* [Problem]
Which lines hold the word "chart"? Copy each of them.

BEGIN Provided material

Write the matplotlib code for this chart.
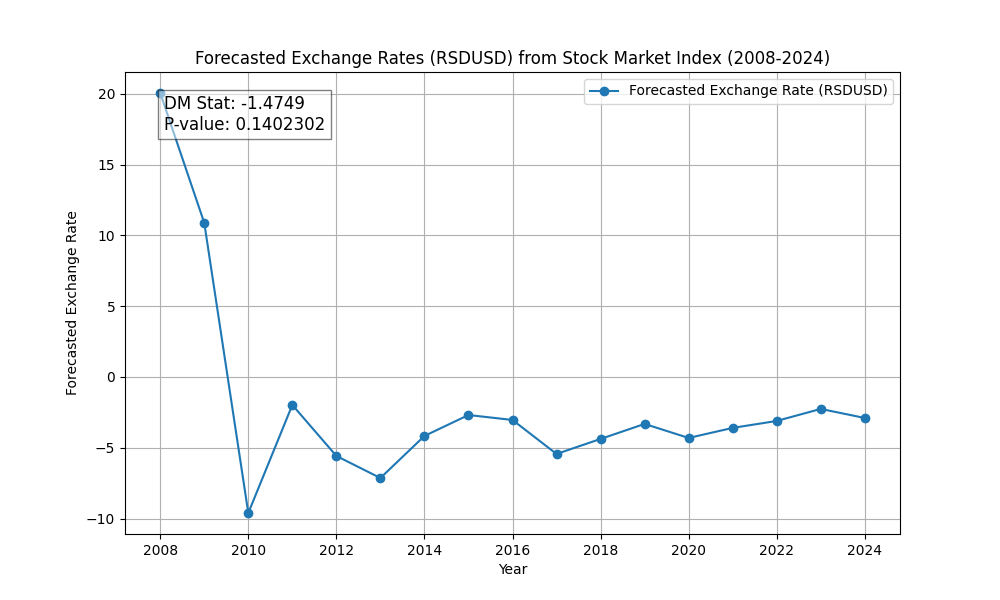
import matplotlib
matplotlib.use("Agg")
import matplotlib.pyplot as plt

# forecasted values
years = [2008, 2009, 2010, 2011, 2012, 2013, 2014, 2015, 2016,
         2017, 2018, 2019, 2020, 2021, 2022, 2023, 2024]
forecast = [20.05, 10.88, -9.61, -1.98, -5.58, -7.14, -4.17, -2.69, -3.04,
            -5.44, -4.38, -3.32, -4.31, -3.60, -3.11, -2.26, -2.90]

dm_stat = -1.4749
p_value = 0.1402302

fig, ax = plt.subplots(figsize=(10, 6))
ax.plot(years, forecast, marker='o', label='Forecasted Exchange Rate (RSDUSD)')
ax.set_title('Forecasted Exchange Rates (RSDUSD) from Stock Market Index (2008-2024)')
ax.set_xlabel('Year')
ax.set_ylabel('Forecasted Exchange Rate')
ax.set_xticks(range(2008, 2025, 2))
ax.grid(True)
ax.legend()

# DM test results in the corner
ax.text(0.05, 0.95, f'DM Stat: {dm_stat}\nP-value: {p_value}', transform=ax.transAxes,
        fontsize=12, verticalalignment='top', bbox=dict(facecolor='white', alpha=0.5))

plt.savefig('out.png')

END Provided material

* [Task result]
Write the matplotlib code for this chart.

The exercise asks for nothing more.